I’ve never encountered or heard of any ML system that is in any way different in kind than most other general types of production engineering systems.
But I have seen plenty of ML projects that get bogged down with enormous tech debt stemming from adopting some type of fool’s gold ML-specific deployment / pipeline / data access tools and running into problems that time-honored general system tools would have solved out of the box, and then needing to hack your own layers of extra tooling on top of the ML-specific stuff.
You're not wrong about the value of all the different tools you mention, but I think overlooking the integration and maintenance costs that a specialty tool can reduce, at the expense of some flexibility. I think that's the same reason many people prefer an IDE.
But they didn't really explain/sell what those optimisations are in the readme.
- The workflow in the readme is missing the part when you actually use the model. This will often need to be connected to your original preprocessing in some way - for example, if the dataset that you're predicting on has a categorical variable with a unique value which wasn't present in the training dataset, this effectively introduces a new feature in your dataset, which makes it impossible to do model.predict(). The need to manage things like this changes that workflow chart quite a bit.
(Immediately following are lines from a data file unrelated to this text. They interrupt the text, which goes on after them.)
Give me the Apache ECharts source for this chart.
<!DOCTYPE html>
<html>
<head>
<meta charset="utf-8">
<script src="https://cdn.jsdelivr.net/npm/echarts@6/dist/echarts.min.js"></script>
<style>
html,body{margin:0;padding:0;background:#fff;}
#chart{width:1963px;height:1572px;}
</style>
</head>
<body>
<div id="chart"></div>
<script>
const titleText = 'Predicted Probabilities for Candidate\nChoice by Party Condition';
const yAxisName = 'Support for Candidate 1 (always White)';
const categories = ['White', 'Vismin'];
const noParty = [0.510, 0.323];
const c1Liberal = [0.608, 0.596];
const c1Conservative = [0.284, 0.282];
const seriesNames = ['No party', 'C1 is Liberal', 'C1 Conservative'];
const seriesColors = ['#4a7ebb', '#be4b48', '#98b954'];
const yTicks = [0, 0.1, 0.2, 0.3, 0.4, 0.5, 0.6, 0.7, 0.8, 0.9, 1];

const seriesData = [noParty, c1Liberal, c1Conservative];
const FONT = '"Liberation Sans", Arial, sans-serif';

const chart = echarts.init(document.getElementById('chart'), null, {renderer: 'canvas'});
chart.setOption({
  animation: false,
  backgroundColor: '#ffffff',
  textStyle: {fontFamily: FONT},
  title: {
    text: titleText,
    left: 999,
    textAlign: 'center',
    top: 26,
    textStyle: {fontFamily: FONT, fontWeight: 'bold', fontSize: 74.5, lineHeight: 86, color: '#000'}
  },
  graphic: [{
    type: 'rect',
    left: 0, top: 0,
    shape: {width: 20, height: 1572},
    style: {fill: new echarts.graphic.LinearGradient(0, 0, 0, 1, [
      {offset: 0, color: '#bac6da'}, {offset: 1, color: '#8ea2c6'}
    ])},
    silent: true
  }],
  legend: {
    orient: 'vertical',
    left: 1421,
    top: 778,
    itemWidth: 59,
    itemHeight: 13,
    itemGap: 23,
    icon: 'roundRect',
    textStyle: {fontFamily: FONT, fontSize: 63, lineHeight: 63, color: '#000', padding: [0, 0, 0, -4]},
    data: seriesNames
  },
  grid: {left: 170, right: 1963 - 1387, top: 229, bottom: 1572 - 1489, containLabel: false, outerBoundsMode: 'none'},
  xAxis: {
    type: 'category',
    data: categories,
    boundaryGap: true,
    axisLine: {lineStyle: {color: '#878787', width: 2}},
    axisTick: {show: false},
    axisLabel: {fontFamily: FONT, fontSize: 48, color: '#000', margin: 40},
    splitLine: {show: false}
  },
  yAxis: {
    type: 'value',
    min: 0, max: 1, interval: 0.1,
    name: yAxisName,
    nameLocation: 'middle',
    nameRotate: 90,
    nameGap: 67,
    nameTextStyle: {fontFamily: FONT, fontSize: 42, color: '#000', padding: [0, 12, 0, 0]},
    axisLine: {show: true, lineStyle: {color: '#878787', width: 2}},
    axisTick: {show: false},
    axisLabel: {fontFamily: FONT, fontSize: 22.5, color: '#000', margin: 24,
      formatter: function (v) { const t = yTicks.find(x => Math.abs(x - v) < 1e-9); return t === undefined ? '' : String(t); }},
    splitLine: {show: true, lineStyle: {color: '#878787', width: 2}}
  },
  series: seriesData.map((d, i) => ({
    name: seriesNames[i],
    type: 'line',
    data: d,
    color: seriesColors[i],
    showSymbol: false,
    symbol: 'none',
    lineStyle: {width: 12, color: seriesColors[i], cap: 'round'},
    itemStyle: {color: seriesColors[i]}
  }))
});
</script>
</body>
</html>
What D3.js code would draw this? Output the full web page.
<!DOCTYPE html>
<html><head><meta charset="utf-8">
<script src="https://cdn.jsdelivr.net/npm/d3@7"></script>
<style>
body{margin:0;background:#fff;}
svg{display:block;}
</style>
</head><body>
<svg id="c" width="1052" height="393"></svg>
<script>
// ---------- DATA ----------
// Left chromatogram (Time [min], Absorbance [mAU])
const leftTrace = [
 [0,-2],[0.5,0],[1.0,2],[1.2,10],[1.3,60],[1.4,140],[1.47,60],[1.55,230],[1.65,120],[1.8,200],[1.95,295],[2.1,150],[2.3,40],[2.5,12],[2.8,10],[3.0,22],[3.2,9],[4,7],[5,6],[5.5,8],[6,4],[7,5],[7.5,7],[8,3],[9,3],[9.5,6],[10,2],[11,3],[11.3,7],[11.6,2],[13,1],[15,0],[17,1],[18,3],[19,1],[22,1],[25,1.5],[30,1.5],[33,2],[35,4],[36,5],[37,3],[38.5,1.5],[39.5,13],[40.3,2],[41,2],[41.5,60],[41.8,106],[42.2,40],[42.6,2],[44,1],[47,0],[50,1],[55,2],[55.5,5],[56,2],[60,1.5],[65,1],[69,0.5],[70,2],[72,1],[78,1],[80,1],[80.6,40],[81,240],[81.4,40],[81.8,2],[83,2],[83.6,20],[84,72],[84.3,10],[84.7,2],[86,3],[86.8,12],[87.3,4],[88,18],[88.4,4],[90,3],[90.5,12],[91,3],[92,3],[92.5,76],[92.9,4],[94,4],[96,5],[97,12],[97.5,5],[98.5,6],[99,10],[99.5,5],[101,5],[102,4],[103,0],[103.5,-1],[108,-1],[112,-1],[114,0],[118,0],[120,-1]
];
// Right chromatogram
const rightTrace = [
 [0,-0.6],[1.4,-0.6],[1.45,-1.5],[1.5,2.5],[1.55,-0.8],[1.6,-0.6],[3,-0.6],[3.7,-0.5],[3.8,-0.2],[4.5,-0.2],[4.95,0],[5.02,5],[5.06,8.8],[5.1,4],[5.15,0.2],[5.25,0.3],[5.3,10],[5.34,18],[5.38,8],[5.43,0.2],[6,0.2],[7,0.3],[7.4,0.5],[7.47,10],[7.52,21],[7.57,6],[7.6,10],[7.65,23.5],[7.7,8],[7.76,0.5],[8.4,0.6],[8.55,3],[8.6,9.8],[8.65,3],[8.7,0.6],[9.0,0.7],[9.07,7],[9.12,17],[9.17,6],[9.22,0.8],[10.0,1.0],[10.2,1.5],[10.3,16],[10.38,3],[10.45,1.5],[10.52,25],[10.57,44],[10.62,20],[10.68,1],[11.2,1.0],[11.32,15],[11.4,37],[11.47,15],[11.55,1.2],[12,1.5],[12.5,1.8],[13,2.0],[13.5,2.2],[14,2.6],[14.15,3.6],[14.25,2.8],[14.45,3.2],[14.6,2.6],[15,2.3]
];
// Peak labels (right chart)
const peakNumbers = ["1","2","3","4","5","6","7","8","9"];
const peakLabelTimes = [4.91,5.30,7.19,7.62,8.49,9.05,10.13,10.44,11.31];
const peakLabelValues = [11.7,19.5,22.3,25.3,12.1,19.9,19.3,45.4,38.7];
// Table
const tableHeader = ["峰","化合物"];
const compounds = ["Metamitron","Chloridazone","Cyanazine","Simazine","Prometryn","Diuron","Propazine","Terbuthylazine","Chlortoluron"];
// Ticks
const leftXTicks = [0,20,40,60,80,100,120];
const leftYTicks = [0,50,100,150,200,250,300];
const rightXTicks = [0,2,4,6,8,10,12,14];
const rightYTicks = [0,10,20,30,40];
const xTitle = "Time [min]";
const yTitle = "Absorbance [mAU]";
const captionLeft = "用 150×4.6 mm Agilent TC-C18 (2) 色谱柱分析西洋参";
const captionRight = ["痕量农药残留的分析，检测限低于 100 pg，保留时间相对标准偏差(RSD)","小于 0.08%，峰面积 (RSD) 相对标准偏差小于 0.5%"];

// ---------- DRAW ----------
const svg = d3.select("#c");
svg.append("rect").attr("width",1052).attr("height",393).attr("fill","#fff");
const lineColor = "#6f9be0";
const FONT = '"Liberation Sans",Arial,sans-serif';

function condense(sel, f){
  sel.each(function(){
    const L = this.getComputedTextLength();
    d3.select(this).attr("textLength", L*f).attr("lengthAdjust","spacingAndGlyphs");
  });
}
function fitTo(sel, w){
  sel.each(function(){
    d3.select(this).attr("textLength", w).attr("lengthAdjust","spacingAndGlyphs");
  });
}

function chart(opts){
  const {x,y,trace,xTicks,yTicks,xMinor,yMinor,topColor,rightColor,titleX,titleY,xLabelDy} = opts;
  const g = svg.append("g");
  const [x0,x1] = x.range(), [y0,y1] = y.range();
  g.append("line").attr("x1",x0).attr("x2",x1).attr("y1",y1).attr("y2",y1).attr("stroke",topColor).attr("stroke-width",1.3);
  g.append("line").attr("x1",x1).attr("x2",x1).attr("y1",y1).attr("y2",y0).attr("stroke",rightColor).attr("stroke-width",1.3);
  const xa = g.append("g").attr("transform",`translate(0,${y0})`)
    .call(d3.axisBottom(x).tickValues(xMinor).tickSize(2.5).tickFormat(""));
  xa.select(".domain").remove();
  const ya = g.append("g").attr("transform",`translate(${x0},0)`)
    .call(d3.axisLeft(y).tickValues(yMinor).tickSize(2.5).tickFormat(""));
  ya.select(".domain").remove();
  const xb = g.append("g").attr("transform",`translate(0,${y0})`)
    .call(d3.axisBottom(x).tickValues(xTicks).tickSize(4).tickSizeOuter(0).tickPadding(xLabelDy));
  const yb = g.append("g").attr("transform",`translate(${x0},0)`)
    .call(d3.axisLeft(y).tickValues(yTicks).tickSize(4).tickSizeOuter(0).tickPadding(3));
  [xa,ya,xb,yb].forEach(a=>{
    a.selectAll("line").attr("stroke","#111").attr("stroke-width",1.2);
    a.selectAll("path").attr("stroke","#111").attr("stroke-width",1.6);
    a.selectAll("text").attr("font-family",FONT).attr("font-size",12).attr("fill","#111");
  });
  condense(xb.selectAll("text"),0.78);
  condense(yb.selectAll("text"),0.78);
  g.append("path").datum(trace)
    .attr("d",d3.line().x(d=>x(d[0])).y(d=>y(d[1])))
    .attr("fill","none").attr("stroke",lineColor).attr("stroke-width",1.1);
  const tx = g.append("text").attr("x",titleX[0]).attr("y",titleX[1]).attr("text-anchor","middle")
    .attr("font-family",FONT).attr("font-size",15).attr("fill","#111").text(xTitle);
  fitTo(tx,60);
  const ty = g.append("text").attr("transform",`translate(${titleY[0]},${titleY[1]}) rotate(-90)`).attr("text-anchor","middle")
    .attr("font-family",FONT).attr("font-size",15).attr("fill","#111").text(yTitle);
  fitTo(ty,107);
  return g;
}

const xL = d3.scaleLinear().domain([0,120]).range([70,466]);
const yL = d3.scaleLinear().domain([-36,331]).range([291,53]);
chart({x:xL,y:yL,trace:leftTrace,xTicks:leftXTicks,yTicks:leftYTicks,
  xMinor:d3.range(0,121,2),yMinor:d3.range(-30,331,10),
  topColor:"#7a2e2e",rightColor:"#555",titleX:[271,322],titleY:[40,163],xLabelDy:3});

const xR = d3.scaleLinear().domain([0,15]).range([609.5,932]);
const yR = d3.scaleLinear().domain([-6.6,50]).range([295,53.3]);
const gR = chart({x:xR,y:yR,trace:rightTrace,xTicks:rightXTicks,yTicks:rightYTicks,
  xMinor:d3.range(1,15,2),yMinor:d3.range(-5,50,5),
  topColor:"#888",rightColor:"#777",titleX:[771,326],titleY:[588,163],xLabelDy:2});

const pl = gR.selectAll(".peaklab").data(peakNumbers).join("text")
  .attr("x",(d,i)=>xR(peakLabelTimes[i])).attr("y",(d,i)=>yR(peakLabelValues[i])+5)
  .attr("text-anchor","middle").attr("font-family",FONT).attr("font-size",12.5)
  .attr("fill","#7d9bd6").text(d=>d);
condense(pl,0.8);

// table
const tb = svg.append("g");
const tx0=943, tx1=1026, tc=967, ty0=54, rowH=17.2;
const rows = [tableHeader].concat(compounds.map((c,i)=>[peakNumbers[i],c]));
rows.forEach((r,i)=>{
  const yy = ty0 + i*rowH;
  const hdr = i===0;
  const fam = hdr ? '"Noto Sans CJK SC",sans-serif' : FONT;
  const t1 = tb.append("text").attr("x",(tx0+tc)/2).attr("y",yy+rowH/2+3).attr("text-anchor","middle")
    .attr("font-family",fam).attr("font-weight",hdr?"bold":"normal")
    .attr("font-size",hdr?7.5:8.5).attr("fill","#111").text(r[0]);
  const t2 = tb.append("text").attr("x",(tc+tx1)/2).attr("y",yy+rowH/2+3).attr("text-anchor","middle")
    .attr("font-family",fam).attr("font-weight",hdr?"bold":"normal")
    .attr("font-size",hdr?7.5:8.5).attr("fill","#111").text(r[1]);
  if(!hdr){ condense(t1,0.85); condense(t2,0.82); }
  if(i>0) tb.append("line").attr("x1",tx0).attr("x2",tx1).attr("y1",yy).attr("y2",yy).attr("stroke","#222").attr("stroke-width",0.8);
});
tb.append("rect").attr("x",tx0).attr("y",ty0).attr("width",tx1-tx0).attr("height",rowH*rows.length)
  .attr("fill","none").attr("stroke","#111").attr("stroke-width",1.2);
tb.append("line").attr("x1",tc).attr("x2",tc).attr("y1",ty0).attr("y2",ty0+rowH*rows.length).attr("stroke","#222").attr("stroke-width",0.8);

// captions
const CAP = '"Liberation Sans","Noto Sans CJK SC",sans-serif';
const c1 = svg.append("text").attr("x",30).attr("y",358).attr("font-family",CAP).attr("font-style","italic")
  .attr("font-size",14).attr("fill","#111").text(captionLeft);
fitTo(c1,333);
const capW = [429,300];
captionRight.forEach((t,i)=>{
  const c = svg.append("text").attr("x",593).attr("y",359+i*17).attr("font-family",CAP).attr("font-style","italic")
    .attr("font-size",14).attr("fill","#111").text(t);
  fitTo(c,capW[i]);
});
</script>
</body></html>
I'd rather assemble together a set of tightly scoped "UNIX philosophy" libraries and tools rather than try and use an all encompassing framework and be straitjacketed by its imposed structure.
At work I have what are essentially cron jobs running scripts which invoke sklearn pipelines. I've never even thought to make the scheduler aware of what they were running and I'm not sure why I would.
I think it depends on the use case, sometimes the components of the pipeline aren't necessarily running on the same machine, and they don't know where and how to get access to data and artifacts generated by previous steps, and so scheduling and orchestration becomes an important component of the pipeline itself.
> "I'd rather assemble together a set of tightly scoped "UNIX philosophy" libraries and tools rather than try and use an all encompassing framework and be straitjacketed by its imposed structure."
I think the idea behind building such frameworks is to help people avoid going through the same steps of building such tool internally by "assembling together a set of tightly scoped "UNIX philosophy" libraries". In general these frameworks are using libraries and tools, and exposing an easy way to leverage them instead of spending time doing that over and over.
If cron works for you, that’s great, and you should continue to use it. However, I would be interested to know how many data sources you have, how you handle failures in pipe segments, and your general throughput.
In more complicated flows, ones that require different different data sets to to be combined, or lots of data flows that depend on each other, moving to a DAG with event triggering is a much better setup in my experience. Data is generated faster, and errors are handled more gracefully, and recovery much faster since data is only recalculated when needed.
Sole developer of process doesn't see the need for anything more than cron jobs, news at 11
I think it would actually be professionally negligent to introduce coupling at this point.
It would be much clearer if they compared side by side a few simple examples with regular makefiles that do the same thing, and people could see the advantages.
Internationalisation is long. Databolt isn't.